17 de marzo de 2016

DUNAS DE LA FONTANILLA



Confieso el placer que me produce volver la vista atrás en lo que a Marbella se refiere; y no porque piense que todo era mejor entonces. El tópico de la nostalgia lo desterré hace tiempo. Hubo cosas buenas y otras peores. Como ahora. Como siempre. No querría volver atrás. Pero me gusta recodar y reafirmar que he vivido. Que fui, que fuimos niños, adolescentes, jóvenes. Inconscientes, alegres, felices a nuestra manera. A pesar de las restricciones, de la escasez, y luego, de los miedos, de la estúpida sensación de culpa en que a los de arriba les gustaba que estuviésemos sumergidos.
Es verdad que fuimos la generación del “pecado”, nosotros, pobres diablos que volvíamos a las diez y teníamos que usar carabina para casi todo. Que nos impulsaron a usar  bañadores con falditas y llevar las mangas debajo del codo. Que hacíamos unas mil novenas o triduos al año además de un montón  de Primeros Viernes de mes.
Nosotros, que pertenecimos a un misterioso “espíritu de Occidente” que había que salvar, a un Imperio que nos gustaba porque lo cantaban gritando los flechas del Campamento, con su camisa azul y su boina al hombro…
Es verdad que, como dijo el poeta “Nosotros, los de entonces, ya no somos los mismos..” pero mientras la memoria no se marche con el odioso señor Alzheimer, quedará dentro un regusto del ayer, que hoy, por muchos motivos, no podría repetirse. (A no ser  que los guionistas del Ministerio de Tiempo nos dieran la receta).
 En los años cincuenta y principios de los sesenta, las playas, como comprenderán, eran únicamente nuestras. Nos pertenecían en su totalidad y a ella le dedicábamos largas horas de nuestro tiempo. En verano, prácticamente vivíamos allí. Sabíamos en qué lugares cosían los hombres de la mar las redes, de quienes eran las barcazas, a qué horas pasaban las vacas por la tarde, y donde estaban todos los bajos de arena . Y sabíamos también mucho de dunas. Dunas del este y del oeste, grandes y pequeñas, de finísima arena con un color blanco hoy desaparecido, toboganes naturales para los niños.
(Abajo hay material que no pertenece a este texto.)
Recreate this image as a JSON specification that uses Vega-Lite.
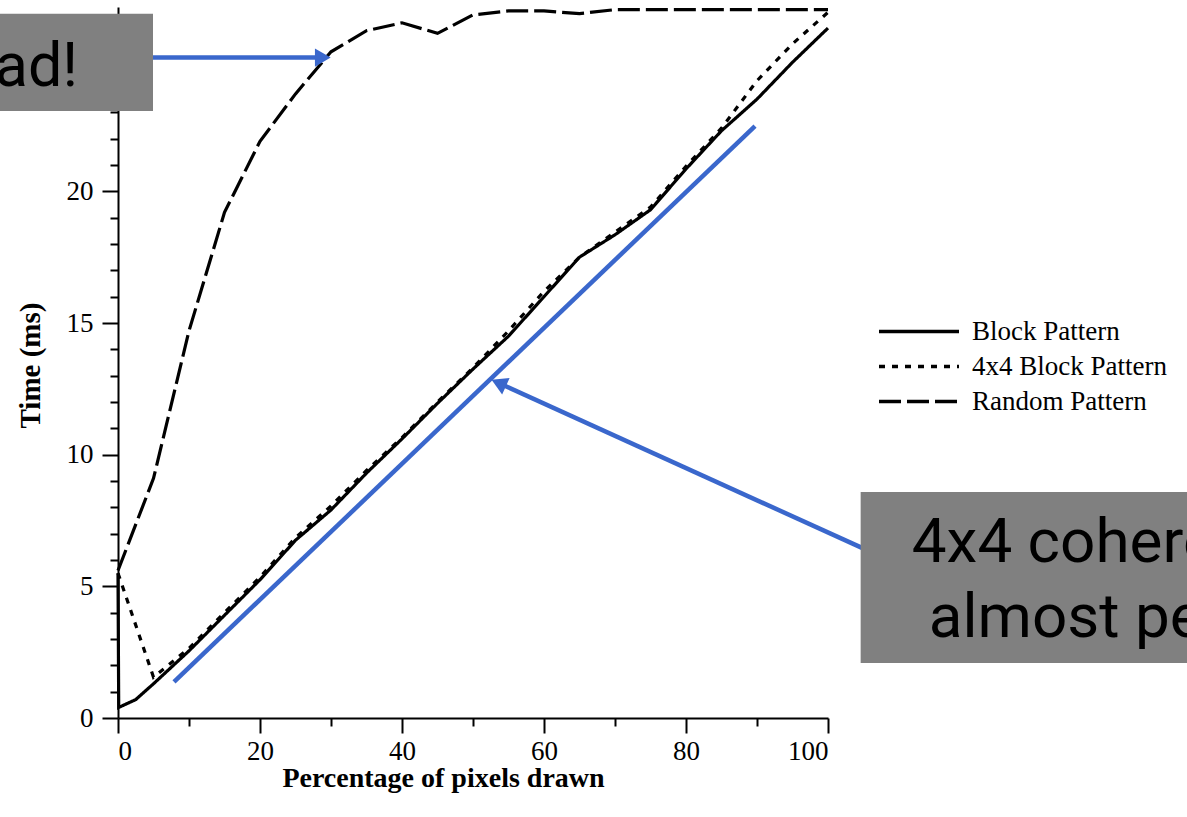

La nuestra, la de la pandilla femenina que formábamos unas cuantas abuelas de hoy, era  la de la Fontanilla. Una duna grande (aumentada tal vez hoy en nuestra mente) como una montaña de arena empinada que nos esperaba todas las semanas para realizar el ritual ya oficializado: De una en una íbamos subiendo a su cresta y una vez allí, con la faldita del bañador levantada, ojos encendidos y voz copiada de actrices del cine Rodeo, gritábamos: “Soy Esther Whilliams, soy Ivonne de Carlo, soy Elizabeth Taylor, Greer Garson",…al tiempo que nos lanzábamos a la tibieza reconfortante de la arena e íbamos descendiendo por la pendiente.
Flotábamos –ahora estoy segura entre los efluvios del salitre y la espuma amalgamados en una adolescencia repleta de sabores panteístas. Era lo que teníamos y nos parecía el paraíso. Quizás lo era y no lo supimos hasta que nos devoró el consumismo absoluto que aguardaba escondido tras la duna.
Hemos ido a buscar la duna muchas veces. El lugar, el punto exacto. Imposible situarla entre las moles hoteleras y de apartamentos que hoy ocupan su lugar. Para unas estaba en la actual oficina de Turismo. Otras decimos que donde abre sus puertas el Hotel Skol. En la Fontanilla, desde luego, enterrada bajo cemento duro, restos de hierro, adoquines.
Nuestra duna murió con el resto de arena de playa que mandatarios posteriores robaron al mar de nuestros baños infantiles. Toda la arena que servía de soporte a las barquillas pequeñas, a los primeros “sombrajos” familiares donde nos resguardábamos del sol y desnudábamos nuestros cuerpecillos in crescendo.
La arena donde se arreglaban las redes, en la que  merendaban al atardecer madres con hijos pequeños, fiambrera y sandía, tortilla y molletes. Arena y dunas que fueron escondite para algunos primeros osados amores. Playa que ahora es duro mármol, negocios, bares, apartamentos, ruido. Playa del ayer no mercantilizado, grande, majestuosa, donde cada ola festoneaba de blanco la orilla.
No solo escribo para recordarla y que algunos afortunados lo hagan conmigo. Escribo para responder a todo el que desconoce que no tenemos arena porque vergonzosamente la vendimos a los especuladores por cinco o seis monedas de latón.
Cada temporal es una venganza del mar por quitarle lo que le pertenecía.